That means the line goes beyond the 80-column margin in rendered pages.
There are pages where code examples go beyond that limit, and I can
only live with it :(.  Ideally, that test should pass in every page,
but in some cases it's impossible.

I know the name of the test is horrible.  Feel free to suggest
alternatives.  Maybe something like 'CHECK (80-col)	$@' would do.

> 
> 
> $ make lint
> SED     .tmp/man/man2/add_key.2.d/add_key.c
> LINT (checkpatch)       .tmp/man/man2/add_key.2.d/add_key.lint-c.checkpatch.touch
> bash: line 1: checkpatch: command not found
> make: *** [share/mk/lint/c.mk:64: .tmp/man/man2/add_key.2.d/add_key.lint-c.checkpatch.touch] Error 127
> 
> git grep checkpatch first says I want checkpatch(1).
> No such manual exists, at least in Debian.

Nope; that manual page probably only exists in my servers :)

<http://www.alejandro-colomar.es/src/alx/linux/checkpatch.git/>

> Then it reveals I actually want checkpatch.pl from a linux checkout.
> Probably call it [scripts/]checkpatch.pl then?

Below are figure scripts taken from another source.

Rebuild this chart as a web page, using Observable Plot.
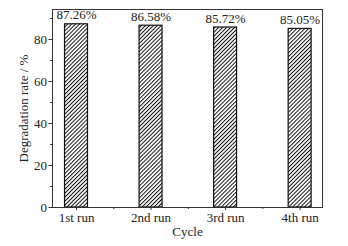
<!DOCTYPE html>
<html>
<head>
<meta charset="utf-8">
<script src="https://cdn.jsdelivr.net/npm/d3@7"></script>
<script src="https://cdn.jsdelivr.net/npm/@observablehq/plot@0.6"></script>
<style>
  html, body { margin: 0; padding: 0; background: #fff; }
  svg { font-family: "Liberation Serif", "DejaVu Serif", serif; }
</style>
</head>
<body>
<div id="chart"></div>
<script>
const cycles = ["1st run", "2nd run", "3rd run", "4th run"];
const rates = [87.26, 86.58, 85.72, 85.05];
const labels = ["87.26%", "86.58%", "85.72%", "85.05%"];
const yMajorTicks = [0, 20, 40, 60, 80];
const yMinorTicks = [10, 30, 50, 70, 90];
const xMinorTicks = [1.5, 2.5, 3.5];

const data = cycles.map((c, i) => ({cycle: c, idx: i + 1, rate: rates[i], label: labels[i]}));
const halfWidth = 0.154;

const chart = Plot.plot({
  width: 348,
  height: 246,
  marginLeft: 52,
  marginRight: 26,
  marginTop: 9,
  marginBottom: 39,
  style: {fontFamily: "Liberation Serif, serif", fontSize: "12px", color: "#222", background: "#fff"},
  x: {type: "linear", domain: [0.678, 4.3]},
  y: {domain: [0, 94.3]},
  marks: [
    Plot.rectY(data, {x1: d => d.idx - halfWidth, x2: d => d.idx + halfWidth, y1: 0, y2: "rate", fill: "url(#hatch)", stroke: "#111", strokeWidth: 1.2}),
    Plot.text(data, {x: "idx", y: "rate", text: "label", dy: -9, fontSize: 13, fill: "#222"}),
    Plot.frame({stroke: "#333", strokeWidth: 1}),
    Plot.axisY({ticks: yMajorTicks, tickSize: 3.5, tickPadding: 2, fontSize: 13, label: "Degradation rate / %", labelAnchor: "center", labelArrow: "none", labelOffset: 34, stroke: "#333"}),
    Plot.axisY({ticks: yMinorTicks, tickSize: 2, tickFormat: () => "", label: null, stroke: "#333"}),
    Plot.axisX({ticks: [1, 2, 3, 4], tickFormat: d => cycles[d - 1], tickSize: 3, tickPadding: 2, fontSize: 13, label: "Cycle", labelAnchor: "center", labelArrow: "none", labelOffset: 28, stroke: "#333"}),
    Plot.axisX({ticks: xMinorTicks, tickSize: 2, tickFormat: () => "", label: null, stroke: "#333"})
  ]
});

const ns = "http://www.w3.org/2000/svg";
const defs = document.createElementNS(ns, "defs");
const pat = document.createElementNS(ns, "pattern");
pat.setAttribute("id", "hatch");
pat.setAttribute("patternUnits", "userSpaceOnUse");
pat.setAttribute("width", "2.8");
pat.setAttribute("height", "2.8");
pat.setAttribute("patternTransform", "rotate(45)");
const bg = document.createElementNS(ns, "rect");
bg.setAttribute("width", "2.8"); bg.setAttribute("height", "2.8"); bg.setAttribute("fill", "#fff");
const ln = document.createElementNS(ns, "line");
ln.setAttribute("x1", "0.5"); ln.setAttribute("y1", "0"); ln.setAttribute("x2", "0.5"); ln.setAttribute("y2", "2.8");
ln.setAttribute("stroke", "#111"); ln.setAttribute("stroke-width", "1");
pat.appendChild(bg); pat.appendChild(ln);
defs.appendChild(pat);
chart.insertBefore(defs, chart.firstChild);

document.getElementById("chart").appendChild(chart);
</script>
</body>
</html>
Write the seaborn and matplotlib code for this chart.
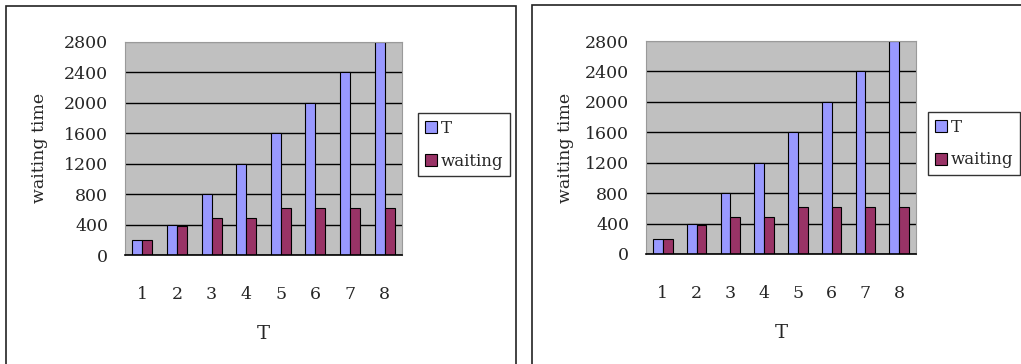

The thing is I suggested (privately; I hate that I can't
reference to some list archive) the checkpatch.pl maintainers
separating checkpatch.pl to a standalone project that can be
packaged separately, and has a separate git history.  That
way it would be directly useful to many other projects that
follow coding styles similar to the kernel.

I prepared some proof of concept in that repo, but we agreed
that it would be better if the entire git history from the
Linux git history was kept, so I need to learn how to extract
a few files from a git repo with their history (I know how to
do that for a single file or directory, but cherry-picking
files is more complex, and I didn't yet look deep into it).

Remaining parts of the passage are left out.